By Mariah Bennett | Staff Writer
On Oct. 28, the Student Financial Literacy program changed its name to Student Financial Wellness. The program announced the change on Instagram, stating in the caption that the change was made to reflect the scope of its mission at Baylor.
“As we’ve been developing this programming, we’ve been growing our mission here at Baylor,” Sara Ray, Student Financial Wellness program manager, said. “So we really wanted to go with a more holistic name — hence, Student Financial Wellness.”
New Braunfels junior Caroline Hartung is a student money management coach with Student Financial Wellness. She said the program’s current goal is to help students understand money management and develop financial knowledge and skills that are necessary for their current and future financial wellness.
Ray said Student Financial Wellness provides both self-paced and group opportunities for students, including a free online course called Financial Literacy 101, presentations, workshops and outreach opportunities. She also said students can come in and meet with a student money management coach — a fellow student who is fully trained on personal finance — about their personal questions like budgeting and financial goals.
“[Coaches] can kind of be that guide and that accountability partner in building out financial skills, knowledge, goals that students want to reach and just really provide that support system,” Ray said. “It can be really hard to navigate personal finances and money management for the first time when you’re trying to do it alone.”

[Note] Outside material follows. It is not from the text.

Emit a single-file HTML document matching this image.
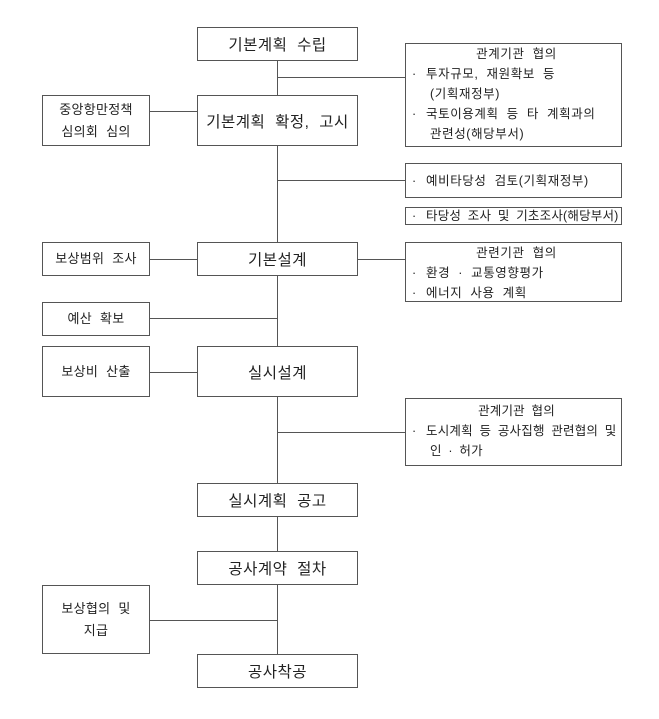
<!DOCTYPE html>
<html><head><meta charset="utf-8">
<style>
html,body{margin:0;padding:0;background:#fff;}
body{width:659px;height:719px;position:relative;overflow:hidden;font-family:"Liberation Sans","Noto Sans CJK KR","NanumGothic",sans-serif;color:#222;}
.b{position:absolute;box-sizing:border-box;border:1px solid #555;background:#fff;display:flex;align-items:center;justify-content:center;text-align:center;}
.c{font-size:15.5px;word-spacing:5px;letter-spacing:0.5px;}
.l{font-size:13px;line-height:22px;word-spacing:4px;letter-spacing:0.3px;}
.r{font-size:12.5px;line-height:20px;display:block;text-align:left;padding-left:6px;word-spacing:4px;letter-spacing:0.6px;}
.r .t{text-align:center;}
.r .i{padding-left:18px;}
.r .bl{display:inline-block;width:14px;}
.h{position:absolute;height:1px;background:#555;}
.v{position:absolute;width:1px;background:#555;}
</style></head><body>
<div class="v" style="left:277px;top:61px;height:594px;"></div>

<div class="b c" style="left:197px;top:27px;width:161px;height:34px;">기본계획 수립</div>
<div class="b c" style="left:197px;top:95px;width:161px;height:51px;">기본계획 확정, 고시</div>
<div class="b c" style="left:197px;top:242px;width:161px;height:34px;">기본설계</div>
<div class="b c" style="left:197px;top:346px;width:161px;height:51px;">실시설계</div>
<div class="b c" style="left:197px;top:483px;width:161px;height:34px;">실시계획 공고</div>
<div class="b c" style="left:197px;top:551px;width:161px;height:34px;">공사계약 절차</div>
<div class="b c" style="left:197px;top:654px;width:161px;height:34px;">공사착공</div>

<div class="b l" style="left:42px;top:95px;width:108px;height:51px;">중앙항만정책<br>심의회 심의</div>
<div class="b l" style="left:42px;top:242px;width:108px;height:34px;">보상범위 조사</div>
<div class="b l" style="left:42px;top:302px;width:108px;height:34px;">예산 확보</div>
<div class="b l" style="left:42px;top:346px;width:108px;height:51px;">보상비 산출</div>
<div class="b l" style="left:42px;top:585px;width:108px;height:69px;">보상협의 및<br>지급</div>

<div class="h" style="left:150px;top:111px;width:47px;"></div>
<div class="h" style="left:150px;top:259px;width:47px;"></div>
<div class="h" style="left:150px;top:318px;width:127px;"></div>
<div class="h" style="left:150px;top:372px;width:47px;"></div>
<div class="h" style="left:150px;top:620px;width:127px;"></div>

<div class="h" style="left:277px;top:77px;width:128px;"></div>
<div class="h" style="left:277px;top:180px;width:128px;"></div>
<div class="h" style="left:358px;top:259px;width:47px;"></div>
<div class="h" style="left:277px;top:432px;width:128px;"></div>

<div class="b r" style="left:405px;top:43px;width:217px;height:104px;">
<div class="t">관계기관 협의</div>
<div><span class="bl">·</span>투자규모, 재원확보 등</div>
<div class="i">(기획재정부)</div>
<div><span class="bl">·</span>국토이용계획 등 타 계획과의</div>
<div class="i">관련성(해당부서)</div>
</div>
<div class="b r" style="left:405px;top:163px;width:217px;height:35px;display:flex;justify-content:flex-start;"><span class="bl">·</span>예비타당성 검토(기획재정부)</div>
<div class="b r" style="left:405px;top:207px;width:217px;height:18px;line-height:16px;letter-spacing:0.2px;word-spacing:3px;"><span class="bl">·</span>타당성 조사 및 기초조사(해당부서)</div>
<div class="b r" style="left:405px;top:242px;width:217px;height:60px;">
<div class="t">관련기관 협의</div>
<div><span class="bl">·</span>환경 · 교통영향평가</div>
<div><span class="bl">·</span>에너지 사용 계획</div>
</div>
<div class="b r" style="left:405px;top:398px;width:217px;height:68px;padding-top:2px;letter-spacing:0.2px;word-spacing:3px;">
<div class="t">관계기관 협의</div>
<div><span class="bl">·</span>도시계획 등 공사집행 관련협의 및</div>
<div class="i">인 · 허가</div>
</div>
</body></html>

Hartung said the program exists to help students in many ways, not just in their financial knowledge.
“We want to actually help [students] in a holistic manner and have more of a wellness rather than financial aid,” Hartung said. “We are for their full wellness, not just their financial knowledge.”
Ray said Student Financial Wellness takes a community approach as opposed to the individualistic approach associated with the previous title of Student Financial Literacy. However, financial literacy is a component to financial wellness, Ray said.
“Financial literacy is really about developing the knowledge and skills for students to figure out how to navigate their personal finance, financial situation and the wider economy,” Ray said. “Financial wellness is so much broader … We’re starting to have conversations with students about what they financially value, and how does that play into building knowledge and skills, as well as helping students navigate finding different support systems, experiential learning opportunities, building assets, like building, saving and investing.”
In the Instagram caption announcing the name change, Student Financial Wellness said the program’s mission is expanding beyond simply educating individuals and is exploring new ways for students to become empowered through experiential learning opportunities and asset-building efforts.
“Our office is connected to resources across campus and the wider community that we refer students to in order to ensure they are materially, emotionally, relationally and spiritually supported,” the Instagram caption reads.
Ray said Baylor’s Christian tradition makes Student Financial Wellness unique compared to similar departments at secular campuses.
“I would say the unique aspects that we’re starting to build out is the aspect of asking students to think about issues like stewardship, generosity, humility, being honest in the marketplace — all of those different issues that maybe a secular institution or a public institution, those might not necessarily be questions that students get asked,” Ray said. “But here at Baylor, we want our students to become Christian leaders. And that definitely is part of our work here in Fin Well: asking students, as being part of a Christian leader, like, how do your finances play into that?”
Ray said that while workshops have closed for the fall semester, Student Financial Wellness will be hosting an investor education workshop series in the spring semester. The program is located on the basement level of the Sid Richardson Building within the East Wing.
“I think it’s great if students can be open to recognizing, ‘Hey, I can receive help here at Baylor, and we’re a community here at Baylor,'” Ray said. “We want to build support systems for students.”